::: DATA LINES

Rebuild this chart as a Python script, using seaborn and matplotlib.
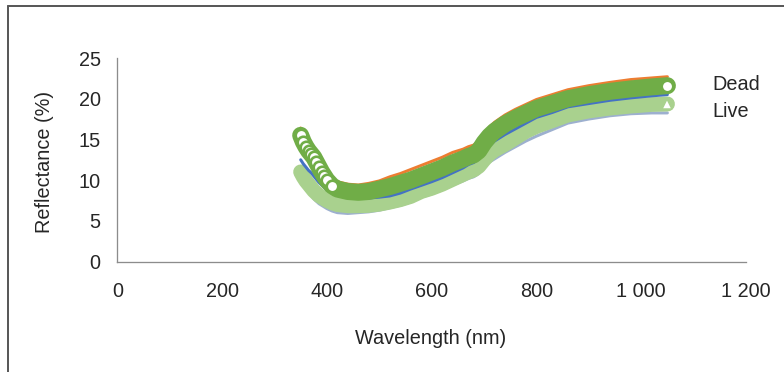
import matplotlib
matplotlib.use("Agg")
import matplotlib.pyplot as plt
from matplotlib.lines import Line2D
import seaborn as sns

# ---- data ----
wavelength = [350, 355, 360, 365, 370, 375, 380, 385, 390, 395, 400, 410, 420,
              440, 460, 480, 500, 520, 540, 560, 580, 600, 620, 640, 660, 670,
              680, 690, 700, 710, 720, 740, 760, 780, 800, 830, 860, 900, 940,
              980, 1020, 1050]

dead = [15.5, 14.7, 14.1, 13.6, 13.2, 12.8, 12.2, 11.6, 11.0, 10.5, 10.0, 9.3, 8.9,
        8.6, 8.5, 8.6, 8.9, 9.2, 9.6, 10.0, 10.5, 11.0, 11.5, 12.1, 12.6, 12.9,
        13.1, 13.6, 14.6, 15.4, 16.0, 16.9, 17.6, 18.2, 18.8, 19.4, 20.0, 20.5, 20.9,
        21.2, 21.45, 21.6]

live = [11.0, 10.4, 9.9, 9.5, 9.1, 8.7, 8.4, 8.1, 7.9, 7.7, 7.5, 7.2, 7.0,
        6.85, 6.85, 6.9, 7.05, 7.3, 7.6, 8.0, 8.6, 9.0, 9.5, 10.1, 10.7, 11.0,
        11.25, 11.7, 12.5, 13.2, 13.7, 14.4, 15.2, 16.0, 16.6, 17.3, 18.0, 18.5, 18.85,
        19.1, 19.3, 19.35]

# individual spectra visible at the band edges
spec_orange = [16.4, 15.6, 15.0, 14.5, 14.1, 13.7, 13.1, 12.5, 11.9, 11.4, 10.9, 10.2, 9.8,
               9.5, 9.4, 9.6, 9.9, 10.4, 10.8, 11.3, 11.8, 12.3, 12.8, 13.4, 13.8, 14.1,
               14.3, 14.8, 15.7, 16.5, 17.1, 18.0, 18.7, 19.3, 19.9, 20.5, 21.1, 21.6, 22.0,
               22.35, 22.55, 22.7]
spec_blue = [12.5, 12.0, 11.6, 11.2, 10.9, 10.5, 10.1, 9.7, 9.4, 9.1, 8.8, 8.4, 8.1,
             7.85, 7.8, 7.8, 7.9, 8.05, 8.4, 8.9, 9.35, 9.8, 10.3, 10.9, 11.5, 11.9,
             12.15, 12.6, 13.4, 14.2, 14.8, 15.6, 16.3, 17.0, 17.7, 18.3, 19.0, 19.4, 19.8,
             20.1, 20.35, 20.5]
spec_gray = [10.0, 9.4, 8.9, 8.5, 8.1, 7.7, 7.4, 7.1, 6.9, 6.7, 6.5, 6.2, 6.0,
             5.9, 6.0, 6.1, 6.3, 6.6, 6.9, 7.3, 7.9, 8.3, 8.8, 9.4, 9.9, 10.2,
             10.4, 10.8, 11.6, 12.2, 12.6, 13.4, 14.1, 14.8, 15.4, 16.2, 17.0, 17.5, 17.9,
             18.15, 18.25, 18.25]

series_names = ["Dead", "Live"]
x_ticks = [0, 200, 400, 600, 800, 1000, 1200]
x_tick_labels = ["0", "200", "400", "600", "800", "1 000", "1 200"]
y_ticks = [0, 5, 10, 15, 20, 25]

# ---- style ----
sns.set_style("white")
plt.rcParams["font.family"] = ["Liberation Sans", "DejaVu Sans"]
FS = 14.3
DPI = 100
px = 72.0 / DPI  # points per pixel

GREEN = "#70AD47"
LGREEN = "#A9D18E"
ORANGE = "#ED7D31"
BLUE = "#4472C4"
GRAY = "#9DB0CF"
TXT = "#262626"

fig = plt.figure(figsize=(7.84, 3.72), dpi=DPI)
ax = fig.add_axes([117.3 / 784, 1 - 261.5 / 372, (746 - 117.3) / 784, (261.5 - 58) / 372])


def band(y, color, width_px, z):
    sns.lineplot(x=wavelength, y=y, ax=ax, color=color, linewidth=width_px * px,
                 sort=False, estimator=None, zorder=z)
    ln = ax.lines[-1]
    ln.set_solid_capstyle("round")
    ln.set_solid_joinstyle("round")
    return ln


band(spec_gray, GRAY, 3, 1)
band(live, LGREEN, 15, 2)
band(spec_blue, BLUE, 3, 3)
band(spec_orange, ORANGE, 3, 3)
band(dead, GREEN, 17, 4)

# white-filled markers visible at the steep start and at the ends
idx = list(range(0, 12)) + [len(wavelength) - 1]
ax.plot([wavelength[i] for i in idx], [dead[i] for i in idx], linestyle="none",
        marker="o", markersize=11.5 * px, markerfacecolor="white",
        markeredgecolor=GREEN, markeredgewidth=2.6 * px, zorder=5)
ax.plot([wavelength[-1]], [live[-1]], linestyle="none", marker="^",
        markersize=10 * px, markerfacecolor="white", markeredgecolor=LGREEN,
        markeredgewidth=1.5 * px, zorder=5)

ax.set_xlim(0, 1200)
ax.set_ylim(0, 25)
ax.set_xticks(x_ticks)
ax.set_xticklabels(x_tick_labels)
ax.set_yticks(y_ticks)
ax.tick_params(axis="x", length=0, pad=14.5, labelsize=FS, labelcolor=TXT)
ax.tick_params(axis="y", length=0, pad=12, labelsize=FS, labelcolor=TXT)

for s in ["top", "right"]:
    ax.spines[s].set_visible(False)
for s in ["left", "bottom"]:
    ax.spines[s].set_color("#8C8C8C")
    ax.spines[s].set_linewidth(1.3 * px)

ax.set_xlabel("Wavelength (nm)", fontsize=FS, color=TXT)
ax.set_ylabel("Reflectance (%)", fontsize=FS, color=TXT)
ax.xaxis.label.set_va("center")
ax.yaxis.label.set_va("center")
ax.xaxis.set_label_coords((431 - 117.3) / (746 - 117.3), (261.5 - 338.5) / (261.5 - 58))
ax.yaxis.set_label_coords((45 - 117.3) / (746 - 117.3), (261.5 - 161.7) / (261.5 - 58))

handles = [Line2D([], [], linestyle="none", marker=None) for _ in series_names]
leg = ax.legend(handles, series_names, loc="upper left",
                bbox_to_anchor=(712.7 / 784, 1 - 75 / 372), bbox_transform=fig.transFigure,
                frameon=False, handlelength=0, handletextpad=0, borderpad=0,
                borderaxespad=0, labelspacing=0.38, fontsize=FS)
for t in leg.get_texts():
    t.set_color(TXT)

# chart-area border (partially cropped in the reference)
fig.add_artist(Line2D([8.3 / 784, 8.3 / 784], [0, 1 - 6.3 / 372],
                      transform=fig.transFigure, color="#595959", linewidth=2 * px))
fig.add_artist(Line2D([8.3 / 784, 1], [1 - 6.3 / 372, 1 - 6.3 / 372],
                      transform=fig.transFigure, color="#595959", linewidth=2 * px))

fig.savefig("out.png", dpi=DPI)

::::::

__TO DO__.
Write out an exact copy of the listing, first line through the line containing "21.2, 21.45, 21.6]", with the pictures left out.

__WORKED SOLUTION__.
Rebuild this chart as a Python script, using seaborn and matplotlib.
import matplotlib
matplotlib.use("Agg")
import matplotlib.pyplot as plt
from matplotlib.lines import Line2D
import seaborn as sns

# ---- data ----
wavelength = [350, 355, 360, 365, 370, 375, 380, 385, 390, 395, 400, 410, 420,
              440, 460, 480, 500, 520, 540, 560, 580, 600, 620, 640, 660, 670,
              680, 690, 700, 710, 720, 740, 760, 780, 800, 830, 860, 900, 940,
              980, 1020, 1050]

dead = [15.5, 14.7, 14.1, 13.6, 13.2, 12.8, 12.2, 11.6, 11.0, 10.5, 10.0, 9.3, 8.9,
        8.6, 8.5, 8.6, 8.9, 9.2, 9.6, 10.0, 10.5, 11.0, 11.5, 12.1, 12.6, 12.9,
        13.1, 13.6, 14.6, 15.4, 16.0, 16.9, 17.6, 18.2, 18.8, 19.4, 20.0, 20.5, 20.9,
        21.2, 21.45, 21.6]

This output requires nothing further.